P&J Column 3.11.16

Halloween’s changed. Who else misses the smell of burning neep?

Fergus Lamont, arts critic and author of “My auntie is pals with her mum”- Emile Sande, 21st Century Bothy Balladeer.

The most thought-provoking pieces of art can also be the most elusive. Very occasionally, however, a veritable masterpiece actually seeks one out, catches one by surprise and slaps one in the face, screaming ‘Breathe, breathe, damn you!’ like a poorly trained paramedic.

Monday night proved just such an occasion for your humble art critic. I’ve recently chanced upon a marvellous new drama which is broadcast on the wireless. It emanates from my valve-set periodically, in a narrative form reminiscent of Dickens. I doubt you’ll have heard of it – it has received little if any publicity; but the intertwining of the mundane and the pastoral in “The Archers” makes it a perfect thematic companion-piece to Grassic Gibbon’s magnum opus, ‘Sunset Song’). Not long after I’d listened to the latest what I will call, for want of the mot juste, ‘episode’, the doorbell chimed, unexpectedly. When I answered I was delighted to see a travelling troupe of players, in the mode of those deployed by Hamlet to ‘catch the conscience of the king’. They disported themselves in an array of outlandish costumes and sought to engage me in a piece of improvised comedie dell’arte!

“Trick or treat?”, a young performer bedecked in a white sheet with holes for eyes implored of me. The crudity of his garb deftly symbolising the eternal struggle of man to maintain the exterior façade, while wrestling with his inner demons. “Hey min, I says, Trick or Treat?” He repeated.

“Treat!” I replied, barely able to contain my excitement. “Fit’ve you got, like?”,  his witty riposte. In this brief exchange, our “expect everything, earn nothing” culture had been beautifully lampooned. “Bravo!” I yelled, and went to fetch them some of the quinoa and kale vol au vents I’d enjoyed at supper.  Sated, and with a firm handshake from a very grateful spectator, the troupe headed off into the night.

They weren’t done though, as I was treated to a most avant-garde denouement, they proceeded to pelt my Orangery with eggs, flour and what I suspect may have been animal excrement!

I wept.  As did, upon his arrival the following morning, my window cleaner.

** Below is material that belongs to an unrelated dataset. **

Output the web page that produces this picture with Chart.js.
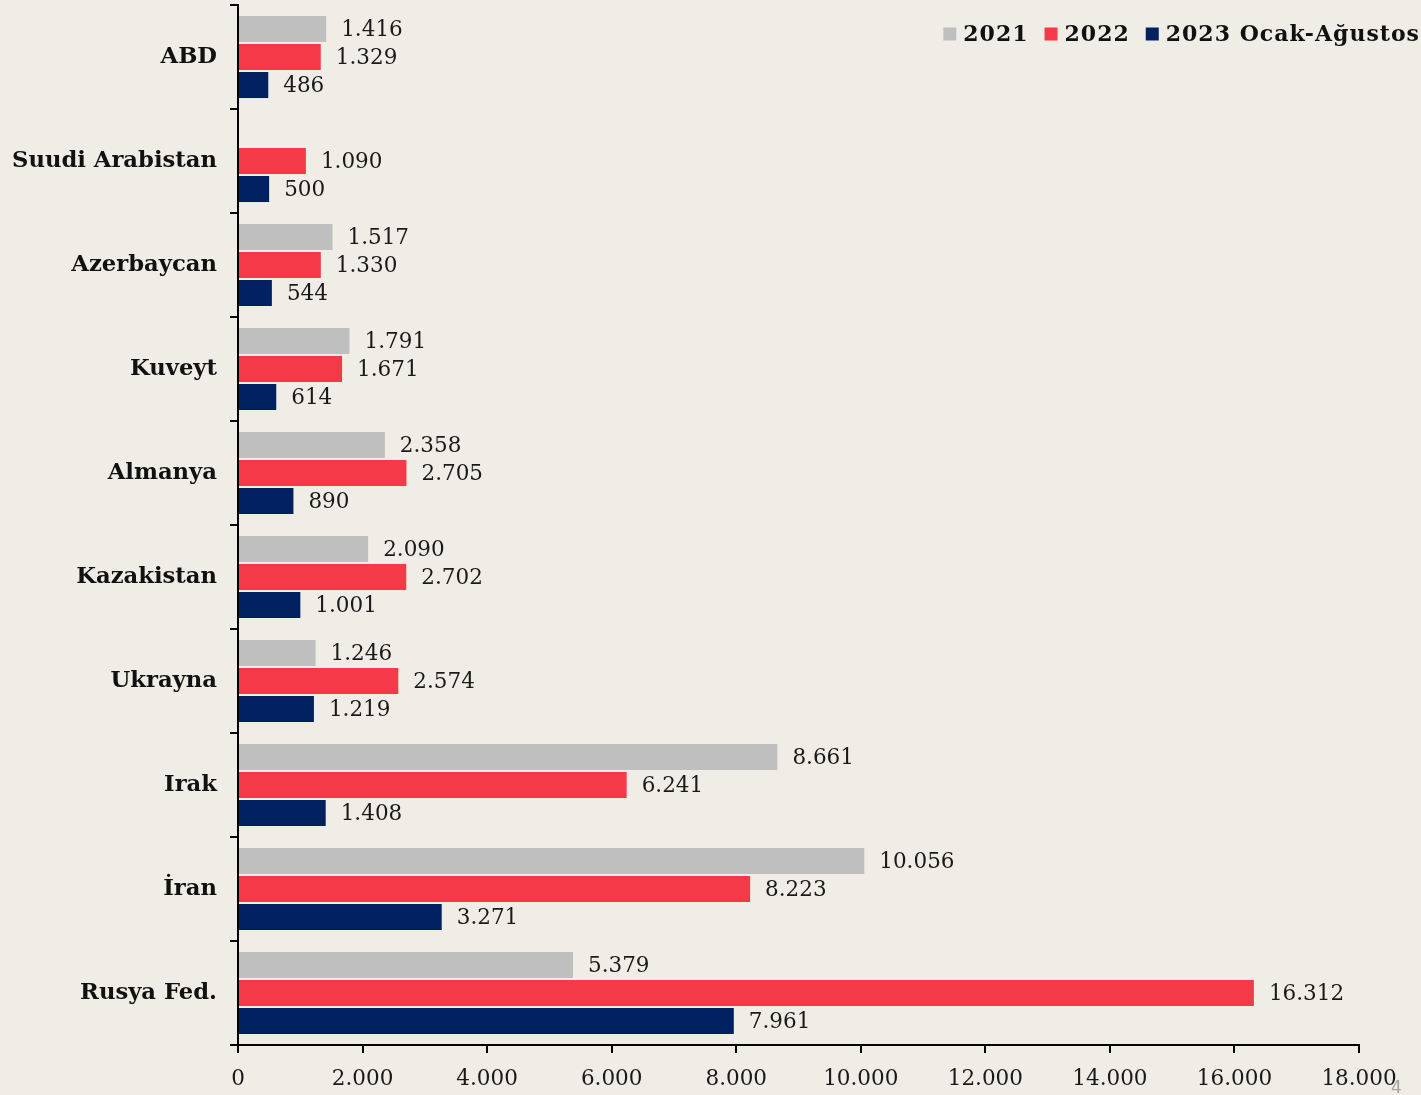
<!DOCTYPE html>
<html lang="tr">
<head>
<meta charset="utf-8">
<title>Ülkelere göre değerler</title>
<script src="https://cdn.jsdelivr.net/npm/chart.js@4.4.1/dist/chart.umd.min.js"></script>
<style>
  html, body { margin: 0; padding: 0; background: #F0EDE7; }
  #wrap { width: 1421px; height: 1095px; position: relative; }
</style>
</head>
<body>
<div id="wrap"><canvas id="c" width="1421" height="1095"></canvas></div>
<script>
// Categories, top to bottom
const categories = ['ABD', 'Suudi Arabistan', 'Azerbaycan', 'Kuveyt', 'Almanya',
                    'Kazakistan', 'Ukrayna', 'Irak', 'İran', 'Rusya Fed.'];

// Series values (null = no value for that year)
const values2021 = [1416, null, 1517, 1791, 2358, 2090, 1246, 8661, 10056, 5379];
const values2022 = [1329, 1090, 1330, 1671, 2705, 2702, 2574, 6241, 8223, 16312];
const values2023 = [486, 500, 544, 614, 890, 1001, 1219, 1408, 3271, 7961];

const seriesLabels = ['2021', '2022', '2023 Ocak-Ağustos'];
const seriesColors = ['#BFBFBF', '#F43A48', '#00205F'];

// X axis range
const xMin = 0, xMax = 18000, xStep = 2000;

const FONT = "'DejaVu Serif', 'Liberation Serif', serif";
const INK = '#1A1A1A';

function fmt(v) {
  return String(Math.round(v)).replace(/\B(?=(\d{3})+(?!\d))/g, '.');
}

// Value labels at the end of each bar
const valueLabels = {
  id: 'valueLabels',
  afterDatasetsDraw(chart) {
    const ctx = chart.ctx;
    ctx.save();
    ctx.font = '21.5px ' + FONT;
    ctx.fillStyle = INK;
    ctx.textAlign = 'left';
    ctx.textBaseline = 'middle';
    chart.data.datasets.forEach((ds, di) => {
      const meta = chart.getDatasetMeta(di);
      meta.data.forEach((bar, i) => {
        const v = ds.data[i];
        if (v === null || v === undefined) return;
        ctx.fillText(fmt(v), bar.x + 15, bar.y + 1.5);
      });
    });
    ctx.restore();
  }
};

// Legend in the top-right corner, right-aligned
const cornerLegend = {
  id: 'cornerLegend',
  afterDraw(chart) {
    const ctx = chart.ctx;
    ctx.save();
    ctx.font = 'bold 22px ' + FONT;
    ctx.letterSpacing = '1px';
    ctx.textBaseline = 'middle';
    ctx.textAlign = 'left';
    const box = 13, boxGap = 7, itemGap = 16, yc = 34;
    const widths = seriesLabels.map(t => ctx.measureText(t).width);
    let total = 0;
    widths.forEach((w, i) => { total += box + boxGap + w + (i < widths.length - 1 ? itemGap : 0); });
    let x = 1420 - total;
    seriesLabels.forEach((t, i) => {
      ctx.fillStyle = seriesColors[i];
      ctx.fillRect(x, yc - box / 2, box, box);
      x += box + boxGap;
      ctx.fillStyle = '#111';
      ctx.fillText(t, x, yc + 1);
      x += widths[i] + itemGap;
    });
    // page number
    ctx.letterSpacing = '0px';
    ctx.font = '17px "DejaVu Sans", sans-serif';
    ctx.fillStyle = '#A6A6A6';
    ctx.textBaseline = 'top';
    ctx.fillText('4', 1391, 1080);
    ctx.restore();
  }
};

const bg = {
  id: 'bg',
  beforeDraw(chart) {
    const ctx = chart.ctx;
    ctx.save();
    ctx.fillStyle = '#F0EDE7';
    ctx.fillRect(0, 0, chart.width, chart.height);
    ctx.restore();
  }
};

new Chart(document.getElementById('c'), {
  type: 'bar',
  data: {
    labels: categories,
    datasets: [values2021, values2022, values2023].map((d, i) => ({
      label: seriesLabels[i],
      data: d,
      backgroundColor: seriesColors[i],
      borderWidth: 0,
      categoryPercentage: 0.808,
      barPercentage: 0.93
    }))
  },
  options: {
    indexAxis: 'y',
    responsive: false,
    animation: false,
    devicePixelRatio: 1,
    layout: { padding: { top: 5, right: 62, left: 0, bottom: 0 } },
    plugins: {
      legend: { display: false },
      tooltip: { enabled: false }
    },
    scales: {
      x: {
        min: xMin,
        max: xMax,
        ticks: {
          stepSize: xStep,
          callback: v => fmt(v),
          font: { family: FONT, size: 21.5 },
          color: INK,
          padding: 14,
          maxRotation: 0
        },
        grid: {
          drawOnChartArea: false,
          drawTicks: true,
          tickLength: 8,
          color: '#000',
          lineWidth: 2
        },
        border: { display: true, color: '#000', width: 2 },
        afterFit(scale) { scale.height = 50; }
      },
      y: {
        ticks: {
          font: { family: FONT, size: 22.7, weight: 'bold' },
          color: '#111',
          padding: 13
        },
        grid: {
          offset: true,
          drawOnChartArea: false,
          drawTicks: true,
          tickLength: 8,
          color: '#000',
          lineWidth: 2
        },
        border: { display: true, color: '#000', width: 2 },
        afterFit(scale) {
          scale.width = 238;
          scale.paddingTop = 0;
          scale.paddingBottom = 0;
        }
      }
    }
  },
  plugins: [bg, valueLabels, cornerLegend]
});
</script>
</body>
</html>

View from the midden – rural affairs with MTv (Meikle Wartle Television) personality, Jock Alexander

It has been a multi-functional wik in the village. I was maist impressed tae read the news of Billy Muir, the Orkney sheep fairmer dubbed ‘Britain’s hardest-working man’, fa this wik won a Pride of Britain award fore hauding doon a total of 20 jobs at eence.  As a sheep fairmer myself, I staun open-mouthed, baith in admiration, and because sometimes, ‘at’s jist the wye my face gings.

Clearly, though, the Pride of Britain committee didnae come near Meikle Wartle fan they wis cairrying oot their exhaustive search for the nation’s maist ower-employed mannie or wifie. Here in the village we hiv someone who looks doon her nose at the sort of layabout fa only tackles twa dizen occupations.  Feel Moira currently fills aboot twice that number, fit with being village postmistress, midwife, milkman, cattle drover, butcher, baker, cunnlestick maker, teacher, weather girl, astronomer, astrologer and kiss-o-gram.  And that’s jist on Mondays.

Then there’s the jobs she diz without asking folk first, like that time fan Skittery Willie’s roof needed mending, and she built the scaffolding, took doon all the auld slates, and selt them.

She explains that she has sae mony jobs because of her unwillingness tae trust anybody else tae dae ony work themselves withoot “makin an erse of it”. If ye wint something done proper, dae it yourself. Unless, like me, ye really canna be bothered, and it’s gye caul in the morning, and the duvet is fine and warm, in which case get Moira tae dae it for you.

She also tells me that her incredible dilligence comes fae the strong work ethic instilled in tae her by her grandmither, “Feel Muggie”, who, legend has it, built the majority of Old Meikle Wartle single-handed, oot of drystane and, sadly, highly flammable, wattling. Nooadays, no trace of the original Meikle Wartle wattle remains, but Moira has had the tale handed down to her of how, one cauld November nicht, the hale place went up in flames. Sadly, naeb’dy realised fit wis happening, mistaking the billowing smoke for a particularly thick haar. And we commemorate it still, each year on November the Fifth wi’ a great bonfire and fireworks, on fit we in the village cry ‘Gye Foggy Nicht’ . Cheerio!